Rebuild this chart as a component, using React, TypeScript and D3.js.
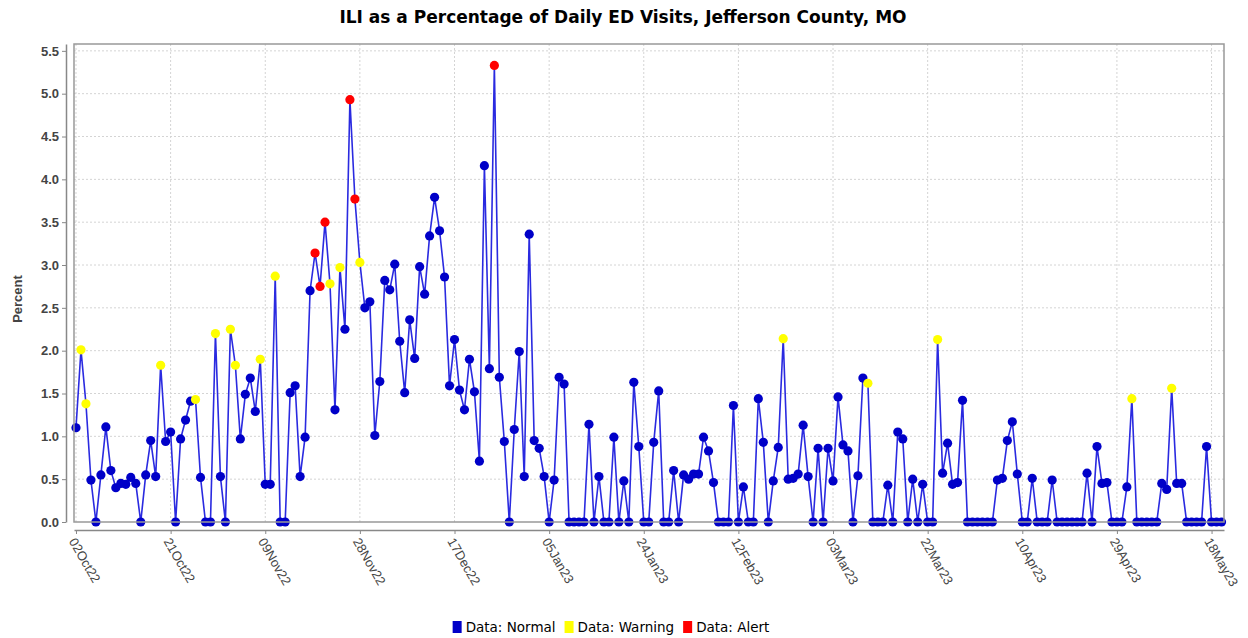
import React, { useEffect, useRef } from "react";
import * as d3 from "d3";

// daily series, starting 02Oct22
const startDate = new Date(2022, 9, 2);

const iliPercent = [
  1.10, 2.01, 1.38, 0.49, 0, 0.55, 1.11, 0.60, 0.40, 0.45,
  0.44, 0.52, 0.45, 0, 0.55, 0.95, 0.53, 1.83, 0.94, 1.05,
  0, 0.97, 1.19, 1.41, 1.43, 0.52, 0, 0, 2.20, 0.53,
  0, 2.25, 1.83, 0.97, 1.49, 1.68, 1.29, 1.90, 0.44, 0.44,
  2.87, 0, 0, 1.51, 1.59, 0.53, 0.99, 2.70, 3.14, 2.75,
  3.50, 2.78, 1.31, 2.97, 2.25, 4.93, 3.77, 3.03, 2.50, 2.57,
  1.01, 1.64, 2.82, 2.71, 3.01, 2.11, 1.51, 2.36, 1.91, 2.98,
  2.66, 3.34, 3.79, 3.40, 2.86, 1.59, 2.13, 1.54, 1.31, 1.90,
  1.52, 0.71, 4.16, 1.79, 5.33, 1.69, 0.94, 0, 1.08, 1.99,
  0.53, 3.36, 0.95, 0.86, 0.53, 0, 0.49, 1.69, 1.61, 0,
  0, 0, 0, 1.14, 0, 0.53, 0, 0, 0.99, 0,
  0.48, 0, 1.63, 0.88, 0, 0, 0.93, 1.53, 0, 0,
  0.60, 0, 0.55, 0.50, 0.56, 0.56, 0.99, 0.83, 0.46, 0,
  0, 0, 1.36, 0, 0.41, 0, 0, 1.44, 0.93, 0,
  0.48, 0.87, 2.14, 0.50, 0.51, 0.56, 1.13, 0.53, 0, 0.86,
  0, 0.86, 0.48, 1.46, 0.90, 0.83, 0, 0.54, 1.68, 1.62,
  0, 0, 0, 0.43, 0, 1.05, 0.97, 0, 0.50, 0,
  0.44, 0, 0, 2.13, 0.57, 0.92, 0.44, 0.46, 1.42, 0,
  0, 0, 0, 0, 0, 0.49, 0.51, 0.95, 1.17, 0.56,
  0, 0, 0.51, 0, 0, 0, 0.49, 0, 0, 0,
  0, 0, 0, 0.57, 0, 0.88, 0.45, 0.46, 0, 0,
  0, 0.41, 1.44, 0, 0, 0, 0, 0, 0.45, 0.38,
  1.56, 0.45, 0.45, 0, 0, 0, 0, 0.88, 0, 0,
  0,
];

const warningDays = [1, 2, 17, 24, 28, 31, 32, 37, 40, 51, 53, 57, 142, 159, 173, 212, 220];
const alertDays = [48, 49, 50, 55, 56, 84];

const yTicks = [0, 0.5, 1, 1.5, 2, 2.5, 3, 3.5, 4, 4.5, 5, 5.5];
const xTickDays = [0, 19, 38, 57, 76, 95, 114, 133, 152, 171, 190, 209, 228];

const legendLabels = ["Data: Normal", "Data: Warning", "Data: Alert"];

export default function App() {
  const svgRef = useRef<SVGSVGElement>(null);

  useEffect(() => {
    const svg = d3.select(svgRef.current);
    svg.selectAll("*").remove();

    const plot = { left: 74, right: 1224, top: 44, bottom: 522 };
    const colors = ["#0000c8", "#ffff00", "#ff0000"];
    const font = "'Liberation Sans', Arial, sans-serif";
    const wideFont = "'DejaVu Sans', Verdana, sans-serif";
    const fmt = d3.timeFormat("%d%b%y");

    const x = d3.scaleLinear().domain([-0.4, 230.5]).range([plot.left, plot.right]);
    const y = d3.scaleLinear().domain([0, 5.58]).range([plot.bottom, plot.top]);

    const statusOf = (i: number) =>
      alertDays.includes(i) ? 2 : warningDays.includes(i) ? 1 : 0;

    // grid
    const grid = svg.append("g").attr("stroke", "#d4d4d4").attr("stroke-dasharray", "2,2");
    grid.selectAll(".hg")
      .data(yTicks.slice(1))
      .enter()
      .append("line")
      .attr("x1", plot.left).attr("x2", plot.right)
      .attr("y1", (d) => y(d)).attr("y2", (d) => y(d));
    grid.selectAll(".vg")
      .data(xTickDays)
      .enter()
      .append("line")
      .attr("y1", plot.top).attr("y2", plot.bottom)
      .attr("x1", (d) => x(d)).attr("x2", (d) => x(d));

    // line
    const line = d3.line<number>()
      .x((_, i) => x(i))
      .y((d) => y(d));

    svg.append("path")
      .datum(iliPercent)
      .attr("fill", "none")
      .attr("stroke", "#2a2ae0")
      .attr("stroke-width", 1.6)
      .attr("d", line);

    svg.append("g")
      .selectAll("circle")
      .data(iliPercent)
      .enter()
      .append("circle")
      .attr("cx", (_, i) => x(i))
      .attr("cy", (d) => y(d))
      .attr("r", 4.6)
      .attr("fill", (_, i) => colors[statusOf(i)]);

    // plot frame
    svg.append("rect")
      .attr("x", plot.left).attr("y", plot.top)
      .attr("width", plot.right - plot.left).attr("height", plot.bottom - plot.top)
      .attr("fill", "none").attr("stroke", "#999").attr("stroke-width", 1.5);

    // y axis
    const yAxis = d3.axisLeft(y)
      .tickValues(yTicks)
      .tickFormat(d3.format(".1f"))
      .tickSize(4)
      .tickSizeOuter(0);
    const yg = svg.append("g")
      .attr("transform", `translate(66,0)`)
      .call(yAxis);
    yg.select(".domain").attr("stroke", "#888").attr("stroke-width", 1.5);
    yg.selectAll(".tick line").attr("stroke", "#888");
    yg.selectAll(".tick text")
      .attr("fill", "#444")
      .style("font", `bold 13px ${font}`);

    // x axis
    const xAxis = d3.axisBottom(x)
      .tickValues(xTickDays)
      .tickFormat((d) => fmt(d3.timeDay.offset(startDate, d as number)))
      .tickSize(4)
      .tickSizeOuter(0);
    const xg = svg.append("g")
      .attr("transform", `translate(0,530)`)
      .call(xAxis);
    xg.select(".domain").attr("stroke", "#888").attr("stroke-width", 1.5);
    xg.selectAll(".tick line").attr("stroke", "#888");
    xg.selectAll(".tick text")
      .attr("x", 0).attr("y", 0).attr("dy", "0.35em")
      .attr("transform", "translate(-4,9) rotate(60)")
      .style("text-anchor", "start")
      .attr("fill", "#444")
      .style("font", `13px ${font}`);

    // titles
    svg.append("text")
      .attr("x", 623).attr("y", 23)
      .attr("text-anchor", "middle")
      .style("font", `bold 17px ${wideFont}`)
      .text("ILI as a Percentage of Daily ED Visits, Jefferson County, MO");

    svg.append("text")
      .attr("transform", `translate(22,299) rotate(-90)`)
      .attr("text-anchor", "middle")
      .attr("fill", "#444")
      .style("font", `bold 13px ${font}`)
      .text("Percent");

    // legend
    const lg = svg.append("g");
    const items = legendLabels.map((label, i) => {
      const g = lg.append("g");
      g.append("rect").attr("x", 0).attr("y", -11).attr("width", 9).attr("height", 12).attr("fill", colors[i]);
      const t = g.append("text").attr("x", 13).attr("y", 0).style("font", `13.5px ${wideFont}`).text(label);
      const w = (t.node() as SVGTextElement).getComputedTextLength() + 13;
      return { g, w };
    });
    const gap = 9;
    const total = d3.sum(items, (d) => d.w) + gap * (items.length - 1);
    let cx = 611 - total / 2;
    items.forEach((it) => {
      it.g.attr("transform", `translate(${cx},632)`);
      cx += it.w + gap;
    });
  }, []);

  return (
    <div style={{ position: "absolute", left: 0, top: 0, background: "white" }}>
      <svg ref={svgRef} width="1248" height="638"></svg>
    </div>
  );
}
-*-
Short problem:
The pictures should not be reproduced; quote all of the other material exactly.

Completed task:
Rebuild this chart as a component, using React, TypeScript and D3.js.
import React, { useEffect, useRef } from "react";
import * as d3 from "d3";

// daily series, starting 02Oct22
const startDate = new Date(2022, 9, 2);

const iliPercent = [
  1.10, 2.01, 1.38, 0.49, 0, 0.55, 1.11, 0.60, 0.40, 0.45,
  0.44, 0.52, 0.45, 0, 0.55, 0.95, 0.53, 1.83, 0.94, 1.05,
  0, 0.97, 1.19, 1.41, 1.43, 0.52, 0, 0, 2.20, 0.53,
  0, 2.25, 1.83, 0.97, 1.49, 1.68, 1.29, 1.90, 0.44, 0.44,
  2.87, 0, 0, 1.51, 1.59, 0.53, 0.99, 2.70, 3.14, 2.75,
  3.50, 2.78, 1.31, 2.97, 2.25, 4.93, 3.77, 3.03, 2.50, 2.57,
  1.01, 1.64, 2.82, 2.71, 3.01, 2.11, 1.51, 2.36, 1.91, 2.98,
  2.66, 3.34, 3.79, 3.40, 2.86, 1.59, 2.13, 1.54, 1.31, 1.90,
  1.52, 0.71, 4.16, 1.79, 5.33, 1.69, 0.94, 0, 1.08, 1.99,
  0.53, 3.36, 0.95, 0.86, 0.53, 0, 0.49, 1.69, 1.61, 0,
  0, 0, 0, 1.14, 0, 0.53, 0, 0, 0.99, 0,
  0.48, 0, 1.63, 0.88, 0, 0, 0.93, 1.53, 0, 0,
  0.60, 0, 0.55, 0.50, 0.56, 0.56, 0.99, 0.83, 0.46, 0,
  0, 0, 1.36, 0, 0.41, 0, 0, 1.44, 0.93, 0,
  0.48, 0.87, 2.14, 0.50, 0.51, 0.56, 1.13, 0.53, 0, 0.86,
  0, 0.86, 0.48, 1.46, 0.90, 0.83, 0, 0.54, 1.68, 1.62,
  0, 0, 0, 0.43, 0, 1.05, 0.97, 0, 0.50, 0,
  0.44, 0, 0, 2.13, 0.57, 0.92, 0.44, 0.46, 1.42, 0,
  0, 0, 0, 0, 0, 0.49, 0.51, 0.95, 1.17, 0.56,
  0, 0, 0.51, 0, 0, 0, 0.49, 0, 0, 0,
  0, 0, 0, 0.57, 0, 0.88, 0.45, 0.46, 0, 0,
  0, 0.41, 1.44, 0, 0, 0, 0, 0, 0.45, 0.38,
  1.56, 0.45, 0.45, 0, 0, 0, 0, 0.88, 0, 0,
  0,
];

const warningDays = [1, 2, 17, 24, 28, 31, 32, 37, 40, 51, 53, 57, 142, 159, 173, 212, 220];
const alertDays = [48, 49, 50, 55, 56, 84];

const yTicks = [0, 0.5, 1, 1.5, 2, 2.5, 3, 3.5, 4, 4.5, 5, 5.5];
const xTickDays = [0, 19, 38, 57, 76, 95, 114, 133, 152, 171, 190, 209, 228];

const legendLabels = ["Data: Normal", "Data: Warning", "Data: Alert"];

export default function App() {
  const svgRef = useRef<SVGSVGElement>(null);

  useEffect(() => {
    const svg = d3.select(svgRef.current);
    svg.selectAll("*").remove();

    const plot = { left: 74, right: 1224, top: 44, bottom: 522 };
    const colors = ["#0000c8", "#ffff00", "#ff0000"];
    const font = "'Liberation Sans', Arial, sans-serif";
    const wideFont = "'DejaVu Sans', Verdana, sans-serif";
    const fmt = d3.timeFormat("%d%b%y");

    const x = d3.scaleLinear().domain([-0.4, 230.5]).range([plot.left, plot.right]);
    const y = d3.scaleLinear().domain([0, 5.58]).range([plot.bottom, plot.top]);

    const statusOf = (i: number) =>
      alertDays.includes(i) ? 2 : warningDays.includes(i) ? 1 : 0;

    // grid
    const grid = svg.append("g").attr("stroke", "#d4d4d4").attr("stroke-dasharray", "2,2");
    grid.selectAll(".hg")
      .data(yTicks.slice(1))
      .enter()
      .append("line")
      .attr("x1", plot.left).attr("x2", plot.right)
      .attr("y1", (d) => y(d)).attr("y2", (d) => y(d));
    grid.selectAll(".vg")
      .data(xTickDays)
      .enter()
      .append("line")
      .attr("y1", plot.top).attr("y2", plot.bottom)
      .attr("x1", (d) => x(d)).attr("x2", (d) => x(d));

    // line
    const line = d3.line<number>()
      .x((_, i) => x(i))
      .y((d) => y(d));

    svg.append("path")
      .datum(iliPercent)
      .attr("fill", "none")
      .attr("stroke", "#2a2ae0")
      .attr("stroke-width", 1.6)
      .attr("d", line);

    svg.append("g")
      .selectAll("circle")
      .data(iliPercent)
      .enter()
      .append("circle")
      .attr("cx", (_, i) => x(i))
      .attr("cy", (d) => y(d))
      .attr("r", 4.6)
      .attr("fill", (_, i) => colors[statusOf(i)]);

    // plot frame
    svg.append("rect")
      .attr("x", plot.left).attr("y", plot.top)
      .attr("width", plot.right - plot.left).attr("height", plot.bottom - plot.top)
      .attr("fill", "none").attr("stroke", "#999").attr("stroke-width", 1.5);

    // y axis
    const yAxis = d3.axisLeft(y)
      .tickValues(yTicks)
      .tickFormat(d3.format(".1f"))
      .tickSize(4)
      .tickSizeOuter(0);
    const yg = svg.append("g")
      .attr("transform", `translate(66,0)`)
      .call(yAxis);
    yg.select(".domain").attr("stroke", "#888").attr("stroke-width", 1.5);
    yg.selectAll(".tick line").attr("stroke", "#888");
    yg.selectAll(".tick text")
      .attr("fill", "#444")
      .style("font", `bold 13px ${font}`);

    // x axis
    const xAxis = d3.axisBottom(x)
      .tickValues(xTickDays)
      .tickFormat((d) => fmt(d3.timeDay.offset(startDate, d as number)))
      .tickSize(4)
      .tickSizeOuter(0);
    const xg = svg.append("g")
      .attr("transform", `translate(0,530)`)
      .call(xAxis);
    xg.select(".domain").attr("stroke", "#888").attr("stroke-width", 1.5);
    xg.selectAll(".tick line").attr("stroke", "#888");
    xg.selectAll(".tick text")
      .attr("x", 0).attr("y", 0).attr("dy", "0.35em")
      .attr("transform", "translate(-4,9) rotate(60)")
      .style("text-anchor", "start")
      .attr("fill", "#444")
      .style("font", `13px ${font}`);

    // titles
    svg.append("text")
      .attr("x", 623).attr("y", 23)
      .attr("text-anchor", "middle")
      .style("font", `bold 17px ${wideFont}`)
      .text("ILI as a Percentage of Daily ED Visits, Jefferson County, MO");

    svg.append("text")
      .attr("transform", `translate(22,299) rotate(-90)`)
      .attr("text-anchor", "middle")
      .attr("fill", "#444")
      .style("font", `bold 13px ${font}`)
      .text("Percent");

    // legend
    const lg = svg.append("g");
    const items = legendLabels.map((label, i) => {
      const g = lg.append("g");
      g.append("rect").attr("x", 0).attr("y", -11).attr("width", 9).attr("height", 12).attr("fill", colors[i]);
      const t = g.append("text").attr("x", 13).attr("y", 0).style("font", `13.5px ${wideFont}`).text(label);
      const w = (t.node() as SVGTextElement).getComputedTextLength() + 13;
      return { g, w };
    });
    const gap = 9;
    const total = d3.sum(items, (d) => d.w) + gap * (items.length - 1);
    let cx = 611 - total / 2;
    items.forEach((it) => {
      it.g.attr("transform", `translate(${cx},632)`);
      cx += it.w + gap;
    });
  }, []);

  return (
    <div style={{ position: "absolute", left: 0, top: 0, background: "white" }}>
      <svg ref={svgRef} width="1248" height="638"></svg>
    </div>
  );
}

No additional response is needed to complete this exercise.